Three of my favourite Kenyan artists are currently exhibiting their work as from last Wednesday night when each had his own solo opening at Circle Art Gallery in Nairobi.
Circle’s new space on Nairobi's Riara Road is much larger than that the gallery formerly had in Lavington, so they could apportion all three artists a specific space and find only their work in that space.
“Each artist also has his title for his art,” says the founder-curator of Circle Art, Danda Jamoljmek.
For instance, Wanjohi’ Maina's “Hawkers Republic’, while Ngugi Waweru’s is ‘Mbinguni kume Pasuka’ in Kikuyu, and Austine Adika’s is “R’N’B’.
Wanjohi’s hawkers hit you literally as you arrive at the front door. Just like the real-life hawkers peddling their wares in the city streets between the cars, so too Wanjohi’s life-sized street vendors also occupy the pedestrian walkways in the gallery.
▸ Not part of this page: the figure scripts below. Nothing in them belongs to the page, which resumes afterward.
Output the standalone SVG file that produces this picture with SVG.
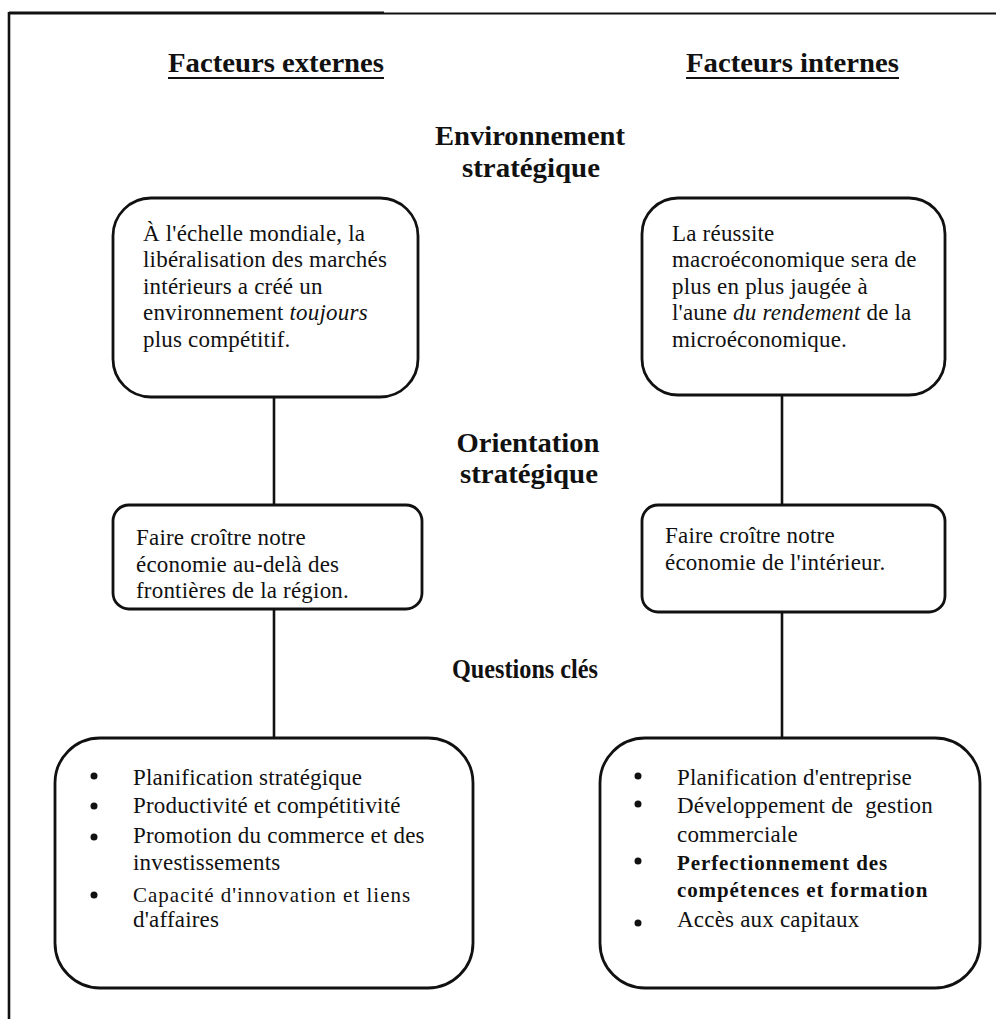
<svg xmlns="http://www.w3.org/2000/svg" width="996" height="1019" viewBox="0 0 996 1019">
<style>
text{font-family:"Liberation Serif","Times New Roman",serif;fill:#111}
.hd{font-size:28px;font-weight:bold}
.sec{font-size:27px;font-weight:bold;text-anchor:middle}
.t{font-size:23px;letter-spacing:0.2px}
.s{font-size:21px;letter-spacing:1px}
.b{font-size:21px;font-weight:bold;letter-spacing:0.9px}
.box{fill:#fff;stroke:#111;stroke-width:2.8}
.ln{stroke:#111;stroke-width:2.6;fill:none}
.dot{fill:#111}
</style>
<rect width="996" height="1019" fill="#fff"/>
<g id="frame">
<line x1="9" y1="13" x2="384" y2="13" stroke="#111" stroke-width="3.2"/>
<line x1="384" y1="13.5" x2="996" y2="13.5" stroke="#111" stroke-width="2.2"/>
<line x1="9" y1="12" x2="9" y2="1019" stroke="#111" stroke-width="2.6"/>
</g>
<g id="headers">
<text class="hd" x="168" y="72" textLength="216" lengthAdjust="spacingAndGlyphs">Facteurs externes</text>
<line x1="168" y1="78" x2="384" y2="78" stroke="#111" stroke-width="2"/>
<text class="hd" x="686" y="72" textLength="213" lengthAdjust="spacingAndGlyphs">Facteurs internes</text>
<line x1="686" y1="78" x2="899" y2="78" stroke="#111" stroke-width="2"/>
<text class="sec" x="530" y="145" textLength="190" lengthAdjust="spacingAndGlyphs">Environnement</text>
<text class="sec" x="531" y="177" textLength="138" lengthAdjust="spacingAndGlyphs">stratégique</text>
<text class="sec" x="528" y="452" textLength="143" lengthAdjust="spacingAndGlyphs">Orientation</text>
<text class="sec" x="529" y="483" textLength="138" lengthAdjust="spacingAndGlyphs">stratégique</text>
<text class="sec" x="525" y="678" textLength="146" lengthAdjust="spacingAndGlyphs">Questions clés</text>
</g>
<g id="connectors">
<line class="ln" x1="274" y1="397" x2="274" y2="505"/>
<line class="ln" x1="274" y1="609" x2="274" y2="738"/>
<line class="ln" x1="782" y1="395" x2="782" y2="505"/>
<line class="ln" x1="782" y1="612" x2="782" y2="738"/>
</g>
<g id="env-ext">
<rect class="box" x="113" y="198" width="305" height="199" rx="38"/>
<text class="t" x="143" y="241">À l'échelle mondiale, la</text>
<text class="t" x="143" y="267">libéralisation des marchés</text>
<text class="t" x="143" y="294">intérieurs a créé un</text>
<text class="t" x="143" y="320">environnement <tspan font-style="italic">toujours</tspan></text>
<text class="t" x="143" y="347">plus compétitif.</text>
</g>
<g id="env-int">
<rect class="box" x="642" y="198" width="303" height="197" rx="36"/>
<text class="t" x="672" y="241">La réussite</text>
<text class="t" x="672" y="267">macroéconomique sera de</text>
<text class="t" x="672" y="294">plus en plus jaugée à</text>
<text class="t" x="672" y="320">l'aune <tspan font-style="italic">du rendement</tspan> de la</text>
<text class="t" x="672" y="347">microéconomique.</text>
</g>
<g id="orient-ext">
<rect class="box" x="113" y="505" width="309" height="104" rx="16"/>
<text class="t" x="136" y="545">Faire croître notre</text>
<text class="t" x="136" y="572">économie au-delà des</text>
<text class="t" x="136" y="598">frontières de la région.</text>
</g>
<g id="orient-int">
<rect class="box" x="642" y="505" width="303" height="107" rx="16"/>
<text class="t" x="665" y="543">Faire croître notre</text>
<text class="t" x="665" y="570">économie de l'intérieur.</text>
</g>
<g id="questions-ext">
<rect class="box" x="55" y="738" width="418" height="250" rx="45"/>
<circle class="dot" cx="94" cy="776" r="3.5"/>
<text class="t" x="133" y="785">Planification stratégique</text>
<circle class="dot" cx="94" cy="806" r="3.5"/>
<text class="t" x="133" y="813">Productivité et compétitivité</text>
<circle class="dot" cx="94" cy="837" r="3.5"/>
<text class="t" x="133" y="843">Promotion du commerce et des</text>
<text class="t" x="133" y="870">investissements</text>
<circle class="dot" cx="94" cy="895" r="3.5"/>
<text class="s" x="133" y="902">Capacité d'innovation et liens</text>
<text class="t" x="133" y="927">d'affaires</text>
</g>
<g id="questions-int">
<rect class="box" x="600" y="738" width="380" height="250" rx="45"/>
<circle class="dot" cx="638" cy="776" r="3.5"/>
<text class="t" x="677" y="785">Planification d'entreprise</text>
<circle class="dot" cx="638" cy="804" r="3.5"/>
<text class="t" x="677" y="813">Développement de&#160; gestion</text>
<text class="t" x="677" y="842">commerciale</text>
<circle class="dot" cx="638" cy="861" r="3.5"/>
<text class="b" x="677" y="870">Perfectionnement des</text>
<text class="b" x="677" y="897">compétences et formation</text>
<circle class="dot" cx="638" cy="923" r="3.5"/>
<text class="t" x="677" y="927">Accès aux capitaux</text>
</g>
</svg>
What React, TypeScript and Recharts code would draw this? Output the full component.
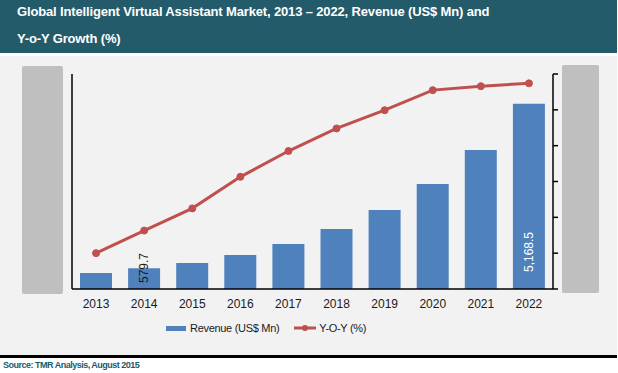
import {
  ComposedChart,
  Bar,
  Line,
  XAxis,
  YAxis,
  Legend,
  LabelList,
} from 'recharts'

const years = ['2013', '2014', '2015', '2016', '2017', '2018', '2019', '2020', '2021', '2022']
const revenue = [446, 579.7, 725, 949, 1256, 1674, 2204, 2930, 3878, 5168.5]
const yoy = [10.0, 16.3, 22.5, 31.3, 38.5, 44.8, 49.9, 55.5, 56.6, 57.4]
const barLabels = ['', '579.7', '', '', '', '', '', '', '', '5,168.5']
const revenueTicks = [0, 1000, 2000, 3000, 4000, 5000, 6000]
const yoyTicks = [0, 10, 20, 30, 40, 50, 60]

const data = years.map((year, i) => ({
  year,
  revenue: revenue[i],
  yoy: yoy[i],
  label: barLabels[i],
}))

const FONT = 'Arial, "Liberation Sans", sans-serif'
const BLUE = '#4F81BD'
const RED = '#C0504D'

function BarLabel(props: any) {
  const { x, y, width, height, value } = props
  if (!value) return null
  const cx = x + width / 2
  const inside = height > 40
  const by = y + height - (inside ? 17 : 6)
  return (
    <text
      x={cx}
      y={by}
      transform={`rotate(-90, ${cx}, ${by})`}
      textAnchor="start"
      dominantBaseline="central"
      fontSize={12}
      fontFamily={FONT}
      fill={inside ? '#FFFFFF' : '#1A1A1A'}
    >
      {value}
    </text>
  )
}

function LegendContent() {
  return (
    <div
      style={{
        display: 'flex',
        alignItems: 'center',
        fontFamily: FONT,
        fontSize: 11,
        letterSpacing: -0.3,
        color: '#1A1A1A',
        whiteSpace: 'nowrap',
      }}
    >
      <span style={{ width: 20, height: 5, background: BLUE, display: 'inline-block', marginRight: 4 }} />
      <span>Revenue (US$ Mn)</span>
      <svg width={22} height={10} style={{ marginLeft: 15, marginRight: 3 }}>
        <line x1={0} y1={5} x2={22} y2={5} stroke={RED} strokeWidth={3} />
        <circle cx={11} cy={5} r={3} fill={RED} />
      </svg>
      <span>Y-O-Y (%)</span>
    </div>
  )
}

const EmptyTick = () => <g />

export default function App() {
  return (
    <div style={{ position: 'absolute', left: 0, top: 0, width: 618, height: 373, background: '#FFFFFF', fontFamily: FONT }}>
      <div
        style={{
          position: 'absolute',
          left: 0,
          top: 0,
          width: 617,
          height: 55,
          background: '#245B6B',
          color: '#FFFFFF',
          fontWeight: 'bold',
          fontSize: 13,
          letterSpacing: -0.15,
          lineHeight: '27px',
          paddingLeft: 17,
          boxSizing: 'border-box',
          marginTop: -2,
        }}
      >
        <div>Global Intelligent Virtual Assistant Market, 2013 – 2022, Revenue (US$ Mn) and</div>
        <div>Y-o-Y Growth (%)</div>
      </div>
      <div style={{ position: 'absolute', left: 0, top: 56, width: 617, height: 299, background: '#F2F2F2' }}>
        <ComposedChart
          width={617}
          height={299}
          data={data}
          margin={{ top: 18, right: 0, bottom: 36, left: 0 }}
        >
          <XAxis
            dataKey="year"
            axisLine={{ stroke: '#000000', strokeWidth: 1.5 }}
            tickLine={false}
            tickMargin={4}
            height={30}
            tick={{ fontSize: 12, fill: '#1A1A1A', fontFamily: FONT }}
          />
          <YAxis
            yAxisId="left"
            width={72}
            domain={[0, 6000]}
            ticks={revenueTicks}
            axisLine={{ stroke: '#000000', strokeWidth: 1.5 }}
            tickLine={false}
            tick={EmptyTick}
          />
          <YAxis
            yAxisId="right"
            orientation="right"
            width={64}
            domain={[0, 60]}
            ticks={yoyTicks}
            axisLine={{ stroke: '#000000', strokeWidth: 1.5 }}
            tickLine={{ stroke: '#000000', strokeWidth: 1.5 }}
            tickSize={5}
            tick={EmptyTick}
          />
          <Legend
            layout="horizontal"
            verticalAlign="middle"
            align="center"
            content={<LegendContent />}
            wrapperStyle={{ position: 'absolute', left: 166, top: 266, width: 'auto' }}
          />
          <Bar yAxisId="left" dataKey="revenue" fill={BLUE} barSize={32} isAnimationActive={false}>
            <LabelList dataKey="label" content={<BarLabel />} />
          </Bar>
          <Line
            yAxisId="right"
            dataKey="yoy"
            stroke={RED}
            strokeWidth={3}
            dot={{ r: 3.5, fill: RED, stroke: RED, strokeWidth: 1 }}
            activeDot={false}
            isAnimationActive={false}
          />
        </ComposedChart>
        <div style={{ position: 'absolute', left: 22, top: 10, width: 41, height: 228, background: '#BFBFBF', borderRadius: 2 }} />
        <div style={{ position: 'absolute', left: 562, top: 9, width: 37, height: 228, background: '#BFBFBF', borderRadius: 2 }} />
      </div>
      <div style={{ position: 'absolute', left: 0, top: 355, width: 617, height: 3, background: '#000000' }} />
      <div
        style={{
          position: 'absolute',
          left: 3,
          top: 360,
          fontSize: 9,
          letterSpacing: -0.5,
          fontWeight: 'bold',
          color: '#215B6B',
          whiteSpace: 'nowrap',
        }}
      >
        Source: TMR Analysis, August 2015
      </div>
    </div>
  )
}
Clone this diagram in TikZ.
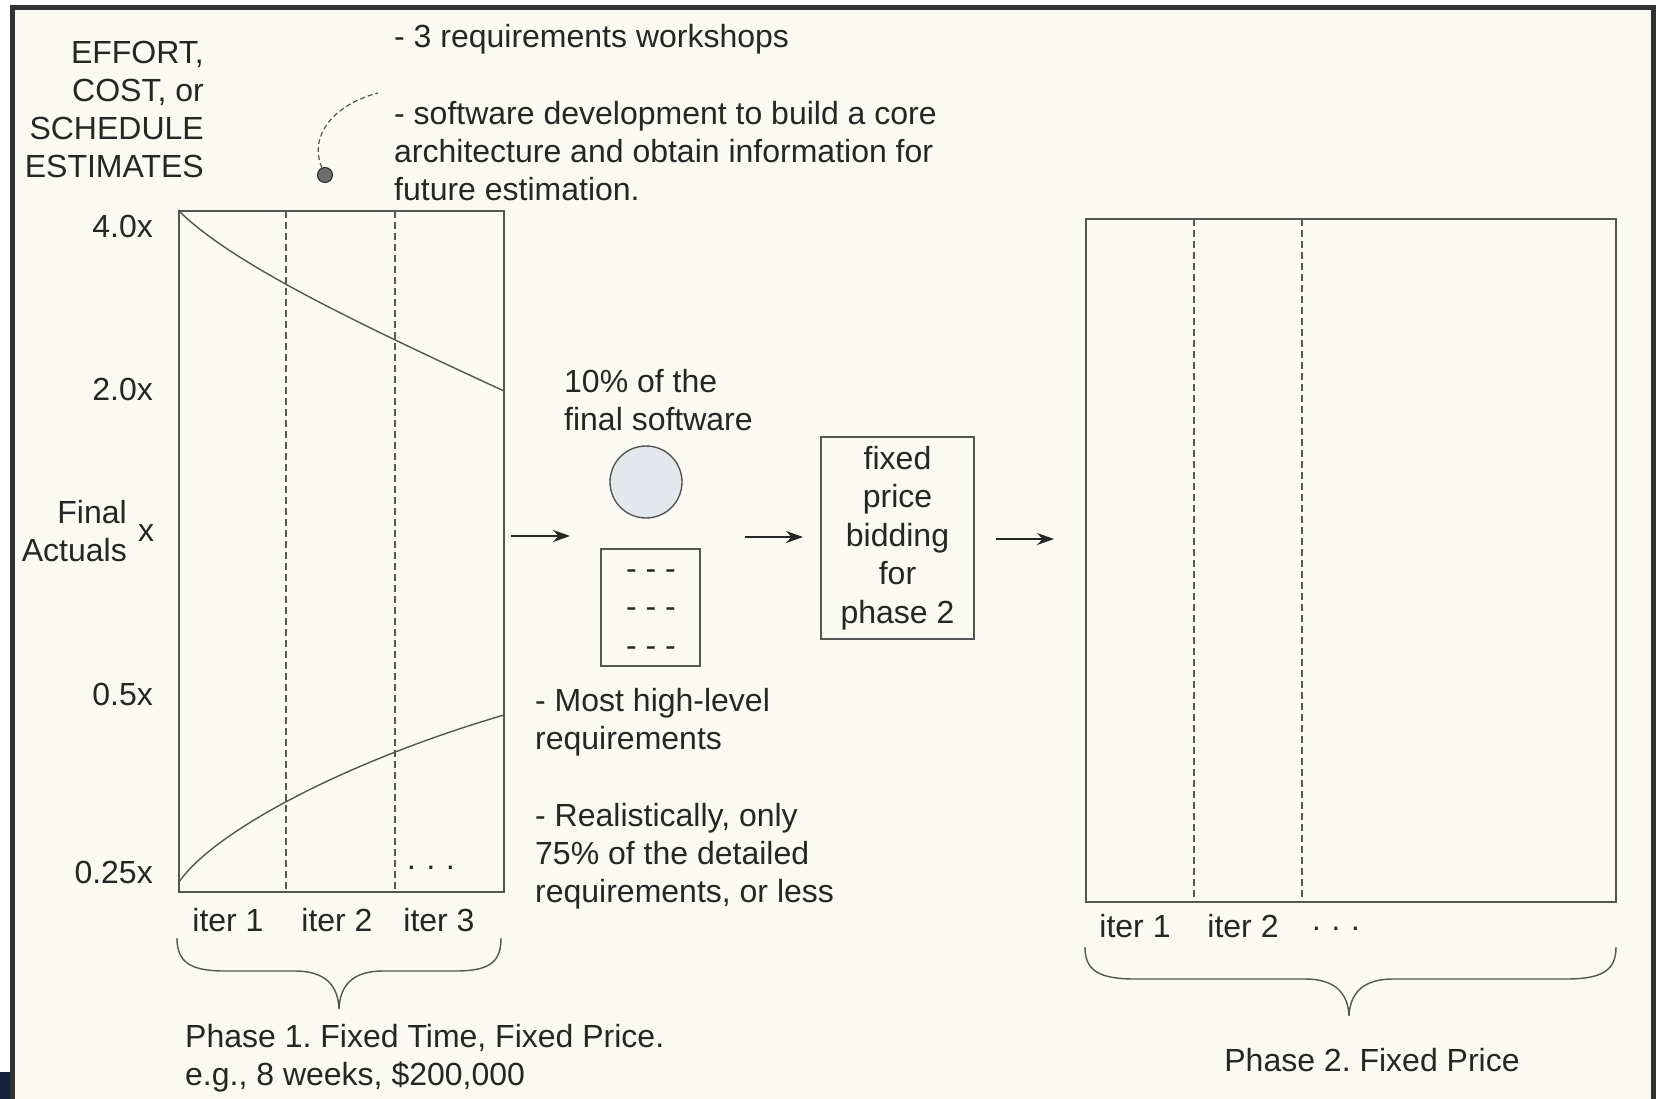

His colourful characters also fill his portion of ‘his’ gallery wall up to the point where his realistic men and women are replaced by alien creatures, a few of which could also pass for disfigured humans.
But that’s not the point of Adika’s recycled metallic art. It’s all about the creative process and expressing himself in original and engaging new ways.
Adika, who was born in Siaya but raised in Mombasa, doesn’t mind admitting he has been making metallic things like toy cars, matatus, and buses out of recycled Kimbo and Blueband tins from the age of 10.
Like most children at that age, he tell the BD Life, the idea was making toys using scissors and knives to cut and create was common among his childhood friends. Then in primary and secondary school, he studied Art as a proper subject. So, at the University of Nairobi, he studied literature and political science instead.
Now that he’s back into art, he’s into recycling the so-called ‘Uhuru bags’ (grocery store bags) and making them into colourful tapestries that he first burns, and then covers with tiny metallic butterflies or flowers.
Wanjohi also creates using recycled bags, only that his bags are carried by hawker women who come into the streets to appeal to captive audiences in their cars. Previously, they might have preferred to sit on the sidewalk and sell. But now such an option is long gone since all the sidewalk spots are fully occupied by hawkers who can’t be persuaded to give up their seats. They’re valuable property despite the hawkers not having a legal claim to the land they say is ‘theirs’.
In any case, the hawkers we meet at Circle Art, especially those we encounter as we enter the gallery resemble real human beings. They’ve got faces we are sure we have seen, either on Moi Avenue or Tom Mboya Street. Wanjohi’s cut-outs have an uncanny resemblance to real people who he admits he first photographs.
But then, those images are transferred onto paper or canvas, then painted, and resized depending on where he plans his people will go, either onto boards suitable for accommodating life-sized cut-out art, or smaller formats that will best be seen on ‘his’ wall consecutively, which is how most his hawkers are seen at Circle Art.
If Wanjohi’s art is an implicit statement about unemployment and the desperation many Kenyans feel as they struggle to find ways to survive, Adika’s art also contains several social comments, one about the democratic impact of recycled art; another, about ‘aliens’ and the discomfort some people feel about those who are different and often get stigmatised because they are misunderstood. Adika’s art seems to be a proud artistic advocacy on their behalf.
In contrast, Ngugi Waweru’s art is the most politically explicit of the three. Like Adika and Wanjohi, he also works with recycled materials, mainly ‘spent’ knives that he has been collecting quietly while Covid-19 was raging throughout the country.
It was a time when the butchers and mama mboga’s were quick to make a few extra shillings selling their over-sharpened or ‘spent’ knives.
His works are also grounded in the Kikuyu proverb that translates “the system is broken.” It is meant to serve as a warning and also a rebuke against those who didn’t listen years ago when humanity was told our obsession with consumption would lead to our extinction if we didn’t change our ways. But we did not. That is why we’ve got multiple global crises that are too late to reverse.